▶ [AIM]: Reproduce nothing but the lines from the start of the material through the line that includes "import plotly.graph_objects as go", both ends included, and omit every picture.

▶ [SUPPLIED DATA]:
>> Begin

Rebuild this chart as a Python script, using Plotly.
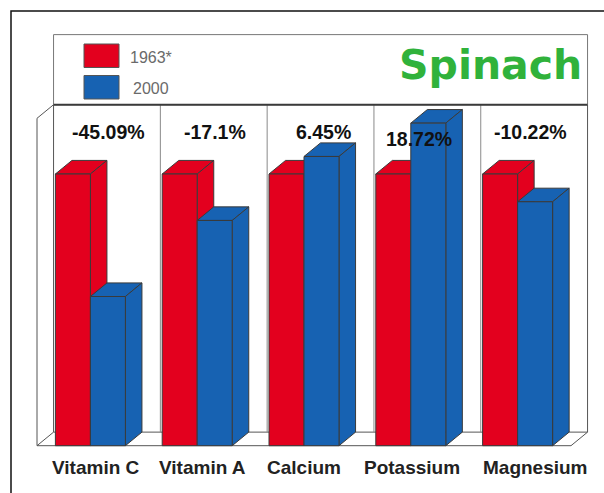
import plotly.graph_objects as go

# ---------------- data ----------------
categories = ["Vitamin C", "Vitamin A", "Calcium", "Potassium", "Magnesium"]
values_1963 = [100, 100, 100, 100, 100]          # 1963 level (index = 100)
values_2000 = [54.91, 82.90, 106.45, 118.72, 89.78]  # 2000 level relative to 1963
pct_change = [-45.09, -17.1, 6.45, 18.72, -10.22]
series_names = ["1963*", "2000"]
title_text = "Spinach"

# ---------------- style / layout ----------------
W, H = 604, 493
RED, BLUE = "#e3001e", "#1762b2"
EDGE = "#3a3a3a"
DX, DY = 0.155, 5.0          # 3-D depth offset (x in category units, y in value units)
BARGAP = 0.3446
BW = (1 - BARGAP) / 2
WALL_TOP = 120.5
HEADER_TOP = 151.3
X_RANGE = [-0.8464, 4.8090]
Y_RANGE = [-17.41, 164.04]

def px(xp):
    return xp / W

def py(yp):
    return 1 - yp / H

fig = go.Figure()
for name, vals, col in [(series_names[0], values_1963, RED),
                        (series_names[1], values_2000, BLUE)]:
    fig.add_trace(go.Bar(
        x=list(range(len(categories))), y=vals, name=name,
        marker=dict(color=col, line=dict(color=EDGE, width=1)),
        showlegend=False, hoverinfo="skip"))

shapes = []
line_gray = dict(color="#8a8a8a", width=1)
line_dark = dict(color="#555555", width=1)
n = len(categories)
xl, xr = -0.5, n - 0.5
# floor slab
shapes.append(dict(type="path", xref="x", yref="y", layer="below",
                   path=f"M{xl},0 L{xr},0 L{xr+DX},{DY} L{xl+DX},{DY} Z",
                   fillcolor="white", line=line_dark))
# left wall
shapes.append(dict(type="line", xref="x", yref="y", layer="below",
                   x0=xl, y0=0, x1=xl, y1=WALL_TOP, line=line_dark))
shapes.append(dict(type="line", xref="x", yref="y", layer="below",
                   x0=xl, y0=WALL_TOP, x1=xl + DX, y1=WALL_TOP + DY, line=line_dark))
# back wall verticals
for k in range(n + 1):
    shapes.append(dict(type="line", xref="x", yref="y", layer="below",
                       x0=xl + k + DX, y0=DY, x1=xl + k + DX, y1=WALL_TOP + DY,
                       line=line_gray if 0 < k < n else line_dark))
# header box
shapes.append(dict(type="rect", xref="x", yref="y", layer="below",
                   x0=xl + DX, y0=WALL_TOP + DY, x1=xr + DX, y1=HEADER_TOP,
                   fillcolor="white", line=dict(color="#777777", width=1)))
shapes.append(dict(type="line", xref="x", yref="y", layer="below",
                   x0=xl + DX, y0=WALL_TOP + DY, x1=xr + DX, y1=WALL_TOP + DY,
                   line=dict(color="#3a3a3a", width=2)))

# 3-D top and side faces, computed from the data
for i in range(n):
    for s, (vals, col) in enumerate([(values_1963, RED), (values_2000, BLUE)]):
        L = i - BW + s * BW
        R = L + BW
        h = vals[i]
        shapes.append(dict(type="path", xref="x", yref="y", layer="below",
                           path=f"M{L},{h} L{R},{h} L{R+DX},{h+DY} L{L+DX},{h+DY} Z",
                           fillcolor=col, line=dict(color=EDGE, width=1)))
        shapes.append(dict(type="path", xref="x", yref="y", layer="below",
                           path=f"M{R},0 L{R},{h} L{R+DX},{h+DY} L{R+DX},{DY} Z",
                           fillcolor=col, line=dict(color=EDGE, width=1)))

# outer frame
shapes.append(dict(type="rect", xref="paper", yref="paper", layer="above",
                   x0=px(11), y0=py(11), x1=px(640), y1=py(530),
                   line=dict(color="#111111", width=1.5)))
# legend swatches
shapes.append(dict(type="rect", xref="paper", yref="paper", layer="above",
                   x0=px(84), y0=py(44), x1=px(119), y1=py(67.5),
                   fillcolor=RED, line=dict(color="#555555", width=1)))
shapes.append(dict(type="rect", xref="paper", yref="paper", layer="above",
                   x0=px(84), y0=py(75.5), x1=px(119), y1=py(99),
                   fillcolor=BLUE, line=dict(color="#555555", width=1)))

annotations = []
annotations.append(dict(xref="paper", yref="paper", x=px(128), y=py(57.5),
                        text=series_names[0], showarrow=False, xanchor="left",
                        yanchor="middle", font=dict(family="Liberation Sans", size=16, color="#6a6a6a")))
annotations.append(dict(xref="paper", yref="paper", x=px(131), y=py(88.5),
                        text=series_names[1], showarrow=False, xanchor="left",
                        yanchor="middle", font=dict(family="Liberation Sans", size=16, color="#6a6a6a")))
annotations.append(dict(xref="paper", yref="paper", x=px(584), y=py(65),
                        text=f"<b>{title_text}</b>", showarrow=False, xanchor="right",
                        yanchor="middle", font=dict(family="DejaVu Sans", size=41, color="#30b23b")))

pct_dx = [0.01, 0.01, 0.03, -0.08, -0.03]
pct_y = [115.6, 115.6, 115.6, 112.9, 115.6]
for i, p in enumerate(pct_change):
    annotations.append(dict(xref="x", yref="y", x=i + DX + pct_dx[i], y=pct_y[i],
                            text=f"<b>{p:g}%</b>", showarrow=False,
                            xanchor="center", yanchor="middle",
                            font=dict(family="Liberation Sans", size=19.5, color="#111111")))

cat_dx = [0.052, 0.045, 0.0, 0.011, 0.163]
for i, c in enumerate(categories):
    annotations.append(dict(xref="x", yref="y", x=i + cat_dx[i], y=-7.9,
                            text=f"<b>{c}</b>", showarrow=False,
                            xanchor="center", yanchor="middle",
                            font=dict(family="Liberation Sans", size=19, color="#222222")))

fig.update_layout(
    width=W, height=H, margin=dict(l=0, r=0, t=0, b=0),
    paper_bgcolor="white", plot_bgcolor="white",
    barmode="group", bargap=BARGAP, bargroupgap=0,
    xaxis=dict(range=X_RANGE, visible=False, fixedrange=True),
    yaxis=dict(range=Y_RANGE, visible=False, fixedrange=True),
    shapes=shapes, annotations=annotations, showlegend=False,
)
fig.write_html("out.html", config={"displayModeBar": False},
               post_script="document.body.style.margin='0';document.body.style.overflow='hidden';")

>> End

▶ [TASK OUTPUT]:
Rebuild this chart as a Python script, using Plotly.
import plotly.graph_objects as go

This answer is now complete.